How many first graders does it to use a vacuum? 8. It takes 8. Two to navigate the hose, three to follow behind pushing the body, and three to handle the cord. Of course, by handle the cord I mean alternatively plug and unplug the cord and walk around the many objects that it has gotten wrapped around. Rather than lift the cord above the desktops, these kids would unplug the cord and walk through the aisles until there was enough slack to plug it back in again.
Though, they almost didn't do this. Earlier, as the cord was being stretched to its limits and threatening to fly out of the socket, I got up and tried telling them to lift the cord over the desk. My mentor teacher was sitting there, but I don't think she'd yet noticed the danger they were creating by being helpful lol. When she saw me jump up a second time to shout English words at them (Stop! Wait! Go this way! The cord!), she finally assessed the situation and told them to be careful with the cord. Actually, I'm not quite sure what she said to them, but after that, 3 of the 6 kids helping to push the body through the aisles moved over to the cord. Using their current methods, they continuously unplugged the vacuum everytime it went to far for the cord to reach, walked through and around the desks until the cord regained slack, and then plugged in the vacuum again. Although this eventually led to some arguments (I think the kids started fighting over when to unplug it, and who would do the job), I decided to leave them at it.
Recently, the classroom has become home to many potted plants.The kids take turns filling up watering cans and watering all the plants. There's almost always a puddle on the floor while this is happening, but I applaud their efforts.

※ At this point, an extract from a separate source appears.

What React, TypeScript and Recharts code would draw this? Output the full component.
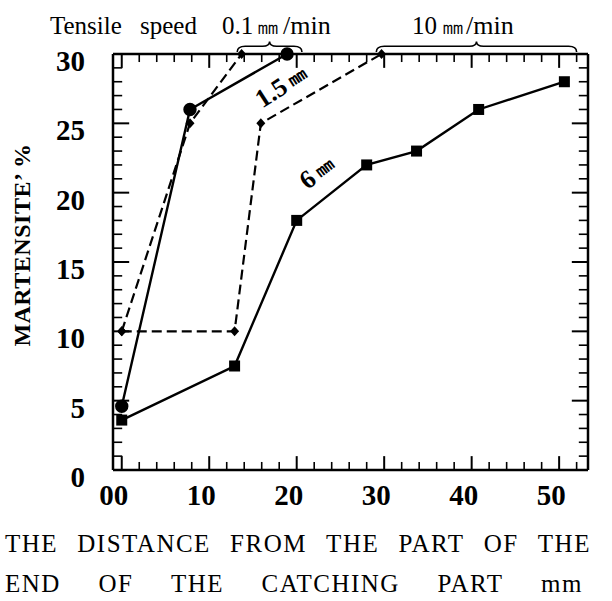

Today, two or three kids practiced asking me for things. They always want the scrap paper on my desk for drawing or folding. While in the middle of folding a sheet of paper into a book, one girl walked up and asked me to show her how to do it. I showed her, trying to remember to speak simple words rather than just use actions or say too much. Others walked up during this time and either started copying or just watching. When it was time to use the scissors, she and some of the others repeated the word. After making the book, this girl and another girl repeatedly came up to my desk asking to borrow tape and scissors in English. After, they'd say "Thank You." It made me happy to have them practice their English with me.